The themes love, obedience and duty do not only run strongly throughout Romeo and Juliet, they are the main themes of the play and are essential motives for the many of the events that occur in the course of this play. These themes are of highly significant importance to the events that unfold in the play, the development of characters and the general ideas and values Shakespeare presents to the audience.
The theme love is undoubtedly one of the most important, possibly most, themes in the play. It is because Romeo and Juliet fall in love with each other that most of the subsequent events occur. In Act II Scene II, the balcony scene, the two lovers express their romantic feelings for each other leading to their engagement (Lines 143-148: "If that thy bent of love be honourable...And follow thee my lord throughout the world"). Through this love the audience is able to see the hardships of love that the two unexperienced lovers go through, separation and ultimately death.
The two characters are infatuated with each other and this drives them to become hasty with decisions.
The development of both Romeo and Juliet's characters links to the romantic love that they share. Romeo, at the beginning of the play feels he will never love again as Rosalind does not return his love (Act I Scene I Lines 221-222: "She hath forsworn to love, and in that vow Do I live dead that live to tell it now") although this changes when he see Juliet. Juliet appears to be obedient and loyal to her family, promising to give Paris a chance (Act I Scene III Lines 97-99: "I'll look to like...Than your consent gives strength to make it fly."), until her love of Romeo tears her loyalties apart.
It is not only this type of love (romantic) that this play explores. Loves such as dutiful love is displayed through Paris, who loves Juliet dutifully while Juliet is expected to do so to Paris (Paris shows this in Act V Scene III, bringing flowers to Juliet's grave). Conditional love is shows through Juliet's parents, who arrange her marriage, seemingly unjust, but arguably with her best interests at heart (Act III Scene IV Lines 12-17: "Sir Paris, I will make a desperate tender Of my child's love...on Wednesday next"). The friendship between Mercutio, Benvolio and Romeo is another example of love that leads to events in the play. For instance, the death of Mercutio leads Romeo to seek revenge for his death (Act III Scene I Lines 122-129: "Alive in triumph, and Mercutio slain...Either thou, or I, or both, must go with him."). The fatherly relationship Friar Laurence and Romeo share can be a reason for the friar's involvement in the play. Love connects the characters of the play to one another as they share some form of love in some way for another person. Love thus plays a significant role in the play.

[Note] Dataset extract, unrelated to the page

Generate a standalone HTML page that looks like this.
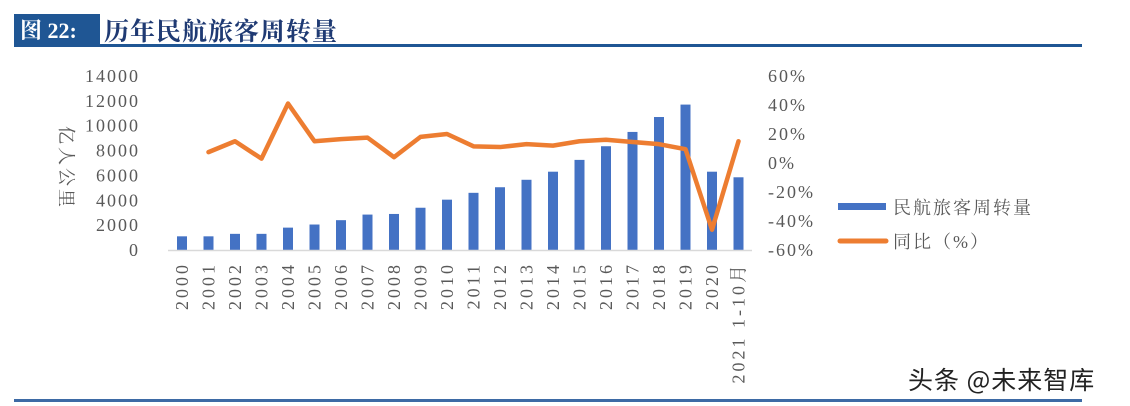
<!DOCTYPE html>
<html><head><meta charset="utf-8"><style>
body{margin:0;background:#fff;width:1130px;height:406px;overflow:hidden}
svg{display:block}
.ax{font-family:"Liberation Serif","Noto Serif CJK SC",serif;font-size:18px;fill:#595959}
.lg{font-family:"Liberation Serif","Noto Serif CJK SC",serif;font-size:18px;fill:#595959;letter-spacing:2px}
</style></head><body>
<svg width="1130" height="406">
<rect x="14" y="14" width="86" height="31" fill="#1f5694"/>
<text x="20" y="38" font-family="Liberation Serif,'Noto Serif CJK SC',serif" font-size="22" font-weight="bold" fill="#fff">图 22:</text>
<text x="104" y="40" font-family="Liberation Serif,'Noto Serif CJK SC',serif" font-size="25" font-weight="bold" fill="#1f3a73" letter-spacing="1">历年民航旅客周转量</text>
<rect x="14" y="44" width="1068" height="3" fill="#1f5694"/>
<rect x="14" y="399" width="1068" height="3" fill="#3d6aa5"/>
<g id="plot"></g>
<text transform="translate(60,168) rotate(90)" text-anchor="middle" class="ax" font-size="24" letter-spacing="3">亿人公里</text>
<rect x="838" y="203" width="48" height="7" fill="#4472c4"/>
<text x="893" y="214" class="lg">民航旅客周转量</text>
<line x1="840" y1="241" x2="886" y2="241" stroke="#ed7d31" stroke-width="5" stroke-linecap="round"/>
<text x="893" y="248" class="lg">同比（%）</text>
<text x="908" y="389" font-family="'Noto Sans CJK SC',sans-serif" font-size="25" fill="#222" letter-spacing="1">头条 @未来智库</text>
</svg>
<script>
const categories=["2000","2001","2002","2003","2004","2005","2006","2007","2008","2009","2010","2011","2012","2013","2014","2015","2016","2017","2018","2019","2020","2021 1-10月"];
const volume=[1100,1100,1300,1300,1800,2050,2400,2850,2900,3400,4050,4600,5050,5650,6300,7250,8350,9500,10700,11700,6300,5850];
const growth=[null,7.5,15,3,41,15,16.5,17.5,4,18,20,11.5,11,13,12,15,16,14.5,13,9.5,-46,15];
const leftTicks=[0,2000,4000,6000,8000,10000,12000,14000];
const rightTicks=["60%","40%","20%","0%","-20%","-40%","-60%"];
const NS="http://www.w3.org/2000/svg";
const g=document.getElementById('plot');
const pTop=76,pBot=250,x0=182,step=26.5;
const yL=v=>pBot-(v/14000)*(pBot-pTop);
const yR=p=>pBot-((p+60)/120)*(pBot-pTop);
const xC=i=>x0+i*step;
function mk(t,a){const e=document.createElementNS(NS,t);for(const k in a)e.setAttribute(k,a[k]);g.appendChild(e);return e;}
leftTicks.forEach(v=>{const t=mk('text',{x:140,y:yL(v)+6,'text-anchor':'end',class:'ax','letter-spacing':'2'});t.textContent=v;

});
rightTicks.forEach((s,i)=>{const t=mk('text',{x:768,y:pTop+i*(pBot-pTop)/6+6,class:'ax','letter-spacing':'2'});t.textContent=s;

});
volume.forEach((v,i)=>{const r=mk('rect',{x:xC(i)-5,y:yL(v),width:10,height:pBot-yL(v),fill:'#4472c4'});

});
const ax=mk('line',{x1:168,x2:752,y1:pBot+.5,y2:pBot+.5,stroke:'#d9d9d9','stroke-width':1.5});


let d='';growth.forEach((p,i)=>{if(p===null)return;d+=(d?'L':'M')+xC(i)+' '+yR(p);});
const pl=mk('path',{d:d,fill:'none',stroke:'#ed7d31','stroke-width':4.5,'stroke-linejoin':'round','stroke-linecap':'round'});


categories.forEach((c,i)=>{const t=mk('text',{transform:`translate(${xC(i)+6},262) rotate(-90)`,'text-anchor':'end',class:'ax','letter-spacing':'3'});t.textContent=c;

});
</script>
</body></html>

Obedience is a key theme in the play although it is less wide spread across characters. This theme is mostly relevant towards Juliet but it can be applied to Romeo as well. The issue of family honour versus personal gain is brought up by the way Juliet is required to listen to her father and marry Paris although she is in love with Romeo (Act III Scene V Lines 120-123: "I pray you, tell my lord and father...These are news indeed!"). The same can be applied to Romeo and his father. The two lovers are compelled to take their families side in this "civil brawl" and cannot be together. Thus, this theme provides the play with the complication and can therefore be said to be important.
The theme of duty is one of great significance. Most characters belong to either the Montague or Capulet household so the theme is tied in. The idea presented is that one has a duty to follow the beliefs and values of your family even though you do not believe in them. Romeo is one such case. This is an important issue addressed, as Shakespeare could be satirical of society in this manner. Romeo and Juliet are able to break away from this and love one another even though they know it would not be approved of. This is a vital point in the play (Act II Scene II).

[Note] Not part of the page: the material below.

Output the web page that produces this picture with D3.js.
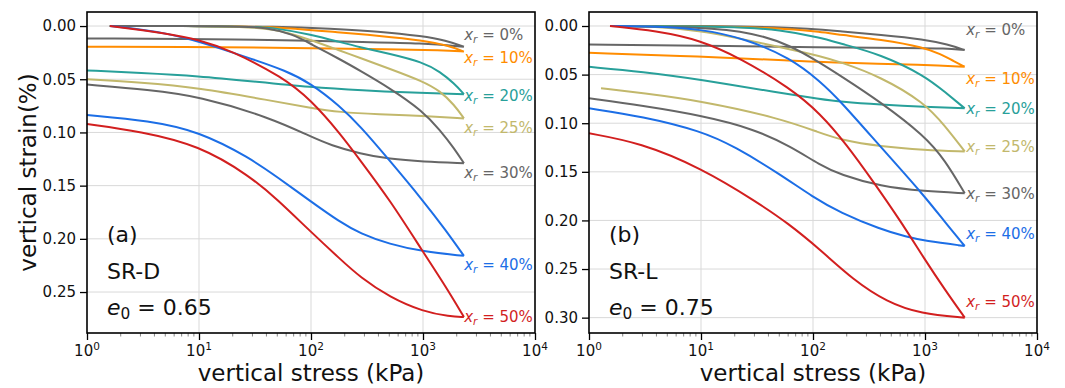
<!DOCTYPE html>
<html>
<head>
<meta charset="utf-8">
<script src="https://cdn.jsdelivr.net/npm/d3@7"></script>
<style>
  body { margin: 0; background: #fff; }
  svg { display: block; font-family: 'DejaVu Sans', sans-serif; }
</style>
</head>
<body>
<svg id="chart" width="1065" height="388"></svg>
<script>
// series: replacement ratio x_r
const seriesNames = ['0%', '10%', '20%', '25%', '30%', '40%', '50%'];
const seriesColors = ['#666666', '#ff8c00', '#28a09a', '#c2b86c', '#666666', '#1c6ee6', '#d21f1f'];

const stressTicks = [1, 10, 100, 1000, 10000];
const strainTicksA = [0, 0.05, 0.1, 0.15, 0.2, 0.25];
const strainTicksB = [0, 0.05, 0.1, 0.15, 0.2, 0.25, 0.3];
const strainRangeA = [-0.0132, 0.2885];
const strainRangeB = [-0.0144, 0.3158];

// [stress kPa, strain %] — loading branch, panel (a) SR-D
const loadingA = [
  [[1.6, 0], [10, 0], [50, 0.0005], [150, 0.0025], [400, 0.005], [1000, 0.0095], [1600, 0.0135], [2320, 0.0195]],
  [[1.6, 0], [20, 0], [60, 0.0015], [180, 0.006], [400, 0.009], [1000, 0.0135], [1700, 0.0185], [2320, 0.024]],
  [[1.6, 0], [25, 0], [50, 0.002], [100, 0.008], [180, 0.015], [275, 0.020], [500, 0.026], [1000, 0.034], [1420, 0.043], [1900, 0.054], [2320, 0.064]],
  [[1.6, 0], [20, 0], [46, 0.002], [100, 0.013], [180, 0.023], [275, 0.030], [500, 0.040], [1000, 0.052], [1420, 0.061], [1900, 0.074], [2320, 0.0868]],
  [[1.6, 0], [20, 0], [40, 0.001], [70, 0.008], [100, 0.017], [180, 0.031], [275, 0.042], [500, 0.058], [1000, 0.080], [1420, 0.098], [1900, 0.115], [2320, 0.129]],
  [[1.6, 0], [3, 0.003], [5.2, 0.007], [10, 0.0145], [28, 0.030], [60, 0.042], [100, 0.054], [180, 0.075], [275, 0.094], [500, 0.126], [1000, 0.164], [1600, 0.192], [2320, 0.216]],
  [[1.6, 0], [5.2, 0.007], [10, 0.013], [19, 0.0226], [56, 0.048], [100, 0.0696], [182, 0.101], [274, 0.126], [506, 0.1635], [1004, 0.2125], [1600, 0.245], [2320, 0.2735]]
];
// unloading branch, panel (a)
const unloadingA = [
  [[2320, 0.0195], [1000, 0.016], [275, 0.015], [100, 0.0138], [30, 0.0125], [1, 0.0116]],
  [[2320, 0.024], [1500, 0.0228], [500, 0.0218], [100, 0.0208], [20, 0.0198], [1, 0.0194]],
  [[2320, 0.064], [1000, 0.063], [275, 0.0605], [100, 0.0576], [30, 0.052], [10, 0.047], [3, 0.044], [1, 0.0417]],
  [[2320, 0.0868], [1000, 0.0845], [400, 0.083], [180, 0.081], [100, 0.077], [43, 0.070], [10, 0.058], [3, 0.053], [1, 0.050]],
  [[2320, 0.129], [1000, 0.1275], [500, 0.125], [275, 0.120], [150, 0.112], [100, 0.104], [43, 0.086], [10, 0.066], [3.6, 0.060], [1, 0.055]],
  [[2320, 0.216], [1000, 0.212], [500, 0.205], [275, 0.195], [180, 0.184], [100, 0.165], [50, 0.142], [28.5, 0.124], [10, 0.099], [3.6, 0.089], [1, 0.0836]],
  [[2320, 0.2735], [1740, 0.273], [1004, 0.2685], [506, 0.255], [274, 0.236], [182, 0.219], [101, 0.194], [50, 0.163], [28.5, 0.141], [10, 0.112], [3, 0.099], [1, 0.092]]
];

// loading branch, panel (b) SR-L
const loadingB = [
  [[1.54, 0], [30, 0], [100, 0.003], [175, 0.0055], [400, 0.009], [993, 0.0137], [1600, 0.019], [2263, 0.0247]],
  [[1.54, 0], [20, 0.0005], [60, 0.003], [116, 0.006], [175, 0.009], [400, 0.014], [993, 0.022], [1373, 0.029], [1800, 0.036], [2263, 0.0419]],
  [[1.54, 0], [20, 0.0005], [51, 0.004], [116, 0.012], [175, 0.018], [399, 0.029], [993, 0.051], [1510, 0.068], [2263, 0.0847]],
  [[1.54, 0], [3.5, 0], [10, 0.005], [22.4, 0.013], [63, 0.024], [116, 0.031], [175, 0.037], [399, 0.052], [993, 0.079], [1510, 0.103], [2263, 0.129]],
  [[1.54, 0], [10, 0.001], [30, 0.007], [63, 0.020], [116, 0.038], [175, 0.051], [399, 0.078], [993, 0.113], [1510, 0.138], [2263, 0.172]],
  [[1.54, 0], [4, 0.0005], [9.8, 0.003], [25, 0.013], [62.8, 0.033], [116, 0.057], [175, 0.077], [399, 0.124], [993, 0.175], [1510, 0.202], [2263, 0.2263]],
  [[1.54, 0], [4, 0.005], [9.8, 0.0144], [22.4, 0.033], [62.8, 0.064], [116, 0.090], [200, 0.122], [345, 0.160], [600, 0.200], [993, 0.240], [1500, 0.271], [2263, 0.300]]
];
// unloading branch, panel (b)
const unloadingB = [
  [[2263, 0.0247], [1500, 0.023], [800, 0.0225], [116, 0.0222], [10, 0.020], [1, 0.019]],
  [[2263, 0.0419], [993, 0.040], [175, 0.038], [63, 0.0355], [10, 0.0315], [1, 0.0275]],
  [[2263, 0.0847], [993, 0.083], [399, 0.081], [175, 0.078], [116, 0.075], [51, 0.069], [10, 0.055], [3, 0.047], [1, 0.042]],
  [[2263, 0.129], [993, 0.1276], [399, 0.124], [175, 0.117], [116, 0.110], [51, 0.095], [10, 0.077], [3, 0.069], [1.28, 0.064]],
  [[2263, 0.172], [993, 0.170], [399, 0.165], [175, 0.153], [116, 0.143], [63, 0.124], [30, 0.106], [10, 0.092], [3, 0.082], [1, 0.0744]],
  [[2263, 0.2263], [993, 0.221], [688, 0.217], [399, 0.209], [175, 0.192], [100, 0.176], [50, 0.152], [20, 0.124], [10, 0.108], [3, 0.093], [1, 0.0847]],
  [[2263, 0.300], [913, 0.296], [458, 0.284], [228, 0.261], [116, 0.230], [60, 0.203], [31.5, 0.181], [10, 0.146], [2.86, 0.120], [1, 0.1104]]
];

// where each x_r label sits (stress kPa, strain %)
const labelStress = 2330;
const labelStrainA = [0.0085, 0.030, 0.065, 0.095, 0.138, 0.2246, 0.2735];
const labelStrainB = [0.004, 0.0538, 0.0847, 0.124, 0.172, 0.2133, 0.2836];

const panelTags = ['(a)', '(b)'];
const panelSoils = ['SR-D', 'SR-L'];
const panelVoids = ['0.65', '0.75'];

const svg = d3.select('#chart');
const plotTop = 12;
const plotBottom = 333;

const panels = [
  { left: 87, right: 535, range: strainRangeA, ticks: strainTicksA, load: loadingA, unload: unloadingA, labels: labelStrainA },
  { left: 589, right: 1037, range: strainRangeB, ticks: strainTicksB, load: loadingB, unload: unloadingB, labels: labelStrainB }
];

panels.forEach((p, pi) => {
  const x = d3.scaleLog().domain([stressTicks[0], stressTicks[stressTicks.length - 1]]).range([p.left, p.right]);
  const y = d3.scaleLinear().domain(p.range).range([plotTop, plotBottom]);
  const g = svg.append('g');

  const clipId = `clip-${pi}`;
  g.append('clipPath').attr('id', clipId).append('rect')
    .attr('x', p.left).attr('y', plotTop).attr('width', p.right - p.left).attr('height', plotBottom - plotTop);

  // grid
  g.append('g').selectAll('line').data(stressTicks.slice(1, -1)).join('line')
    .attr('x1', (d) => x(d)).attr('x2', (d) => x(d)).attr('y1', plotTop).attr('y2', plotBottom)
    .attr('stroke', '#d9d9d9').attr('stroke-width', 1);
  g.append('g').selectAll('line').data(p.ticks).join('line')
    .attr('x1', p.left).attr('x2', p.right).attr('y1', (d) => y(d)).attr('y2', (d) => y(d))
    .attr('stroke', '#d9d9d9').attr('stroke-width', 1);

  // curves: loading then unloading, sharp corner at the peak stress
  const line = d3.line().x((d) => x(d[0])).y((d) => y(d[1])).curve(d3.curveBasis);
  const curves = g.append('g').attr('clip-path', `url(#${clipId})`);
  seriesNames.forEach((name, i) => {
    curves.append('path').attr('d', line(p.load[i]) + line(p.unload[i]))
      .attr('fill', 'none').attr('stroke', seriesColors[i]).attr('stroke-width', 2)
      .attr('stroke-linejoin', 'miter');
  });

  // x_r labels
  seriesNames.forEach((name, i) => {
    const t = g.append('text').attr('x', x(labelStress)).attr('y', y(p.labels[i]) + 5.4)
      .attr('fill', seriesColors[i]).attr('font-size', 15);
    t.append('tspan').attr('font-style', 'italic').text('x');
    t.append('tspan').attr('font-style', 'italic').attr('font-size', 10.5).attr('dy', 3).text('r');
    t.append('tspan').attr('dy', -3).text(` = ${name}`);
  });

  // y axis
  const yAxis = g.append('g').attr('transform', `translate(${p.left},0)`)
    .call(d3.axisLeft(y).tickValues(p.ticks).tickFormat(d3.format('.2f')).tickSize(7).tickPadding(4));
  yAxis.select('.domain').remove();
  yAxis.selectAll('line').attr('stroke', '#000').attr('stroke-width', 1.3);
  yAxis.selectAll('text').attr('font-size', 15).attr('font-family', 'DejaVu Sans').attr('fill', '#111');

  // x axis: major and minor ticks
  const minor = [];
  for (let e = 0; e < 4; e++) for (let m = 2; m < 10; m++) minor.push(m * 10 ** e);
  const xAxis = g.append('g').attr('transform', `translate(0,${plotBottom})`)
    .call(d3.axisBottom(x).tickValues(stressTicks).tickFormat('').tickSize(7));
  xAxis.select('.domain').remove();
  xAxis.selectAll('line').attr('stroke', '#000').attr('stroke-width', 1.3);
  g.append('g').selectAll('line').data(minor).join('line')
    .attr('x1', (d) => x(d)).attr('x2', (d) => x(d)).attr('y1', plotBottom).attr('y2', plotBottom + 3.5)
    .attr('stroke', '#666').attr('stroke-width', 0.8);
  stressTicks.forEach((v) => {
    const t = g.append('text').attr('x', x(v)).attr('y', 356).attr('text-anchor', 'middle')
      .attr('font-size', 15).attr('fill', '#111');
    t.append('tspan').text('10');
    t.append('tspan').attr('font-size', 10.5).attr('dy', -6).text(String(Math.round(Math.log10(v))));
  });

  // spines
  g.append('rect').attr('x', p.left).attr('y', plotTop).attr('width', p.right - p.left).attr('height', plotBottom - plotTop)
    .attr('fill', 'none').attr('stroke', '#000').attr('stroke-width', 1.6);

  // x label
  g.append('text').attr('x', (p.left + p.right) / 2).attr('y', 381).attr('text-anchor', 'middle')
    .attr('font-size', 23).attr('fill', '#111').text('vertical stress (kPa)');

  // annotations
  const ax = p.left + 20;
  g.append('text').attr('x', ax).attr('y', 242).attr('font-size', 22).attr('fill', '#111').text(panelTags[pi]);
  g.append('text').attr('x', ax).attr('y', 279).attr('font-size', 22).attr('fill', '#111').text(panelSoils[pi]);
  const e0 = g.append('text').attr('x', ax).attr('y', 315).attr('font-size', 22).attr('fill', '#111');
  e0.append('tspan').attr('font-style', 'italic').text('e');
  e0.append('tspan').attr('font-size', 15.4).attr('dy', 4).text('0');
  e0.append('tspan').attr('dy', -4).text(` = ${panelVoids[pi]}`);
});

svg.append('text').attr('transform', `translate(35.5,${(plotTop + plotBottom) / 2}) rotate(-90)`)
  .attr('text-anchor', 'middle').attr('font-size', 23).attr('fill', '#111').text('vertical strain(%)');
</script>
</body>
</html>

Another form of duty is similar to obedience. It is the duty of having to obey, for instance Juliet is torn because she has a duty to obey her father and family values but she also has a duty to be loyal to her husband, Romeo (Act III Scene II Lines 73-85: "O serpent heart...In such a gorgeous palace.").
Duty, like the other two themes play just as important a role in the play.
The three themes, love, obedience and duty, are obviously linked to one another. Obedience and duty are very much similar. Obedience and duty are connected to love because they prohibit and constrict it in many ways. Romeo and Juliet's obedience and duty for their family made a barrier for their love. The play is simply about that. Thus, the importance and significance of all three themes together is apparent.
Love, obedience and duty are the fundamental themes of the play Romeo and Juliet. The plot and story is based around these three themes and without them there would be no story. These three are also crucial in shaping the characters personalities as their feelings towards these three issues show the audience what they're like. Love, obedience and duty are also important in the overall meaning of the play, addressing the problems and giving a coda or message. The above stated points draw a conclusion that the themes love, obedience and duty play significantly important roles in the play Romeo and Juliet.